Each line below should be quoted exactly, please.

--- START Stored data ---

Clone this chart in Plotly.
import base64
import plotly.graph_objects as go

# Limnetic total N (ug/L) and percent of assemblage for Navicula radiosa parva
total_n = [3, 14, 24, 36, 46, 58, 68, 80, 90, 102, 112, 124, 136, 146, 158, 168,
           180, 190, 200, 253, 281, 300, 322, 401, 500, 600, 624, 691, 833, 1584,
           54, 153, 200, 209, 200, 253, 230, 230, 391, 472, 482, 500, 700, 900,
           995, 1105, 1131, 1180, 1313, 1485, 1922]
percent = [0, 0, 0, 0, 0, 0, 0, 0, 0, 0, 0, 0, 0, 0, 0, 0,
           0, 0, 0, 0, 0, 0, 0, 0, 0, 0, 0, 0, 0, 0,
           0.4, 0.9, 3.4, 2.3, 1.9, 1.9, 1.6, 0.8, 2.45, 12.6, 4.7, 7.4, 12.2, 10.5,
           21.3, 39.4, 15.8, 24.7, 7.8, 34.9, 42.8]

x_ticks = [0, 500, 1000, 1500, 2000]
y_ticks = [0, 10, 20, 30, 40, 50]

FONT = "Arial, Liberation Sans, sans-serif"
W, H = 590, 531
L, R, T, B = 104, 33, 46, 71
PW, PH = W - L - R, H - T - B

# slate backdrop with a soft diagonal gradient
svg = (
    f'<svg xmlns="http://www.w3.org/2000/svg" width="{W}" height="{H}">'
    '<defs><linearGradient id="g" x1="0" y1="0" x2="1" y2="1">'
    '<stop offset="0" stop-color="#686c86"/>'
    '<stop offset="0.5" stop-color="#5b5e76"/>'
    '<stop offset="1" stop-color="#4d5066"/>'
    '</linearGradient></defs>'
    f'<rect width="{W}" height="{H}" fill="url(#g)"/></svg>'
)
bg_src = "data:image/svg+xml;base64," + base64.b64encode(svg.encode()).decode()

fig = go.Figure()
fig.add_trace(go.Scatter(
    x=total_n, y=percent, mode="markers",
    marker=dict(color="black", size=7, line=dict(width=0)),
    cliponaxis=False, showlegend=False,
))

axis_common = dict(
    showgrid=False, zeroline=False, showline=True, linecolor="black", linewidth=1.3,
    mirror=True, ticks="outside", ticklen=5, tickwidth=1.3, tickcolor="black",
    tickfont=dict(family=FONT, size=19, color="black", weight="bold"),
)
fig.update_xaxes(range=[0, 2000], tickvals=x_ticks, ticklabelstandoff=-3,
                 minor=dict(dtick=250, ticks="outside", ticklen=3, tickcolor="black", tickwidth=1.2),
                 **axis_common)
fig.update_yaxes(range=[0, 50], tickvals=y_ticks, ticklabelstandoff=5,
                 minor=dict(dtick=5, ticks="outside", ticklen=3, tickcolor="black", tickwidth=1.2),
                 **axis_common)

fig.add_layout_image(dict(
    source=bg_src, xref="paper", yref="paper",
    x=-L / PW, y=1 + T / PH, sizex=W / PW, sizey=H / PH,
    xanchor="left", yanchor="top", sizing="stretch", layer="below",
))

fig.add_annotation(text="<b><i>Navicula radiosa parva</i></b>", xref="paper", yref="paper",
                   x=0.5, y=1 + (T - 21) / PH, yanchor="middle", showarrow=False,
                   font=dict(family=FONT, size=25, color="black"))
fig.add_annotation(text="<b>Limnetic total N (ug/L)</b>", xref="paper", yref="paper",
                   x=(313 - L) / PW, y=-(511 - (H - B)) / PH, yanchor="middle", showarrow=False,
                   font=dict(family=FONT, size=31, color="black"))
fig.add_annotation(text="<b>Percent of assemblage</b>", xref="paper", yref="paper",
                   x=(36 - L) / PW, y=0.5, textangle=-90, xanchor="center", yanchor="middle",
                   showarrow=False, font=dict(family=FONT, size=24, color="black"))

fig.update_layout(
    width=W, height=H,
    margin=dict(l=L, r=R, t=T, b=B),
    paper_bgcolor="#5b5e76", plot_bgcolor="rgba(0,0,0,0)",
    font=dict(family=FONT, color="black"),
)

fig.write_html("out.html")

--- END Stored data ---

**In response**
Clone this chart in Plotly.
import base64
import plotly.graph_objects as go

# Limnetic total N (ug/L) and percent of assemblage for Navicula radiosa parva
total_n = [3, 14, 24, 36, 46, 58, 68, 80, 90, 102, 112, 124, 136, 146, 158, 168,
           180, 190, 200, 253, 281, 300, 322, 401, 500, 600, 624, 691, 833, 1584,
           54, 153, 200, 209, 200, 253, 230, 230, 391, 472, 482, 500, 700, 900,
           995, 1105, 1131, 1180, 1313, 1485, 1922]
percent = [0, 0, 0, 0, 0, 0, 0, 0, 0, 0, 0, 0, 0, 0, 0, 0,
           0, 0, 0, 0, 0, 0, 0, 0, 0, 0, 0, 0, 0, 0,
           0.4, 0.9, 3.4, 2.3, 1.9, 1.9, 1.6, 0.8, 2.45, 12.6, 4.7, 7.4, 12.2, 10.5,
           21.3, 39.4, 15.8, 24.7, 7.8, 34.9, 42.8]

x_ticks = [0, 500, 1000, 1500, 2000]
y_ticks = [0, 10, 20, 30, 40, 50]

FONT = "Arial, Liberation Sans, sans-serif"
W, H = 590, 531
L, R, T, B = 104, 33, 46, 71
PW, PH = W - L - R, H - T - B

# slate backdrop with a soft diagonal gradient
svg = (
    f'<svg xmlns="http://www.w3.org/2000/svg" width="{W}" height="{H}">'
    '<defs><linearGradient id="g" x1="0" y1="0" x2="1" y2="1">'
    '<stop offset="0" stop-color="#686c86"/>'
    '<stop offset="0.5" stop-color="#5b5e76"/>'
    '<stop offset="1" stop-color="#4d5066"/>'
    '</linearGradient></defs>'
    f'<rect width="{W}" height="{H}" fill="url(#g)"/></svg>'
)
bg_src = "data:image/svg+xml;base64," + base64.b64encode(svg.encode()).decode()

fig = go.Figure()
fig.add_trace(go.Scatter(
    x=total_n, y=percent, mode="markers",
    marker=dict(color="black", size=7, line=dict(width=0)),
    cliponaxis=False, showlegend=False,
))

axis_common = dict(
    showgrid=False, zeroline=False, showline=True, linecolor="black", linewidth=1.3,
    mirror=True, ticks="outside", ticklen=5, tickwidth=1.3, tickcolor="black",
    tickfont=dict(family=FONT, size=19, color="black", weight="bold"),
)
fig.update_xaxes(range=[0, 2000], tickvals=x_ticks, ticklabelstandoff=-3,
                 minor=dict(dtick=250, ticks="outside", ticklen=3, tickcolor="black", tickwidth=1.2),
                 **axis_common)
fig.update_yaxes(range=[0, 50], tickvals=y_ticks, ticklabelstandoff=5,
                 minor=dict(dtick=5, ticks="outside", ticklen=3, tickcolor="black", tickwidth=1.2),
                 **axis_common)

fig.add_layout_image(dict(
    source=bg_src, xref="paper", yref="paper",
    x=-L / PW, y=1 + T / PH, sizex=W / PW, sizey=H / PH,
    xanchor="left", yanchor="top", sizing="stretch", layer="below",
))

fig.add_annotation(text="<b><i>Navicula radiosa parva</i></b>", xref="paper", yref="paper",
                   x=0.5, y=1 + (T - 21) / PH, yanchor="middle", showarrow=False,
                   font=dict(family=FONT, size=25, color="black"))
fig.add_annotation(text="<b>Limnetic total N (ug/L)</b>", xref="paper", yref="paper",
                   x=(313 - L) / PW, y=-(511 - (H - B)) / PH, yanchor="middle", showarrow=False,
                   font=dict(family=FONT, size=31, color="black"))
fig.add_annotation(text="<b>Percent of assemblage</b>", xref="paper", yref="paper",
                   x=(36 - L) / PW, y=0.5, textangle=-90, xanchor="center", yanchor="middle",
                   showarrow=False, font=dict(family=FONT, size=24, color="black"))

fig.update_layout(
    width=W, height=H,
    margin=dict(l=L, r=R, t=T, b=B),
    paper_bgcolor="#5b5e76", plot_bgcolor="rgba(0,0,0,0)",
    font=dict(family=FONT, color="black"),
)

fig.write_html("out.html")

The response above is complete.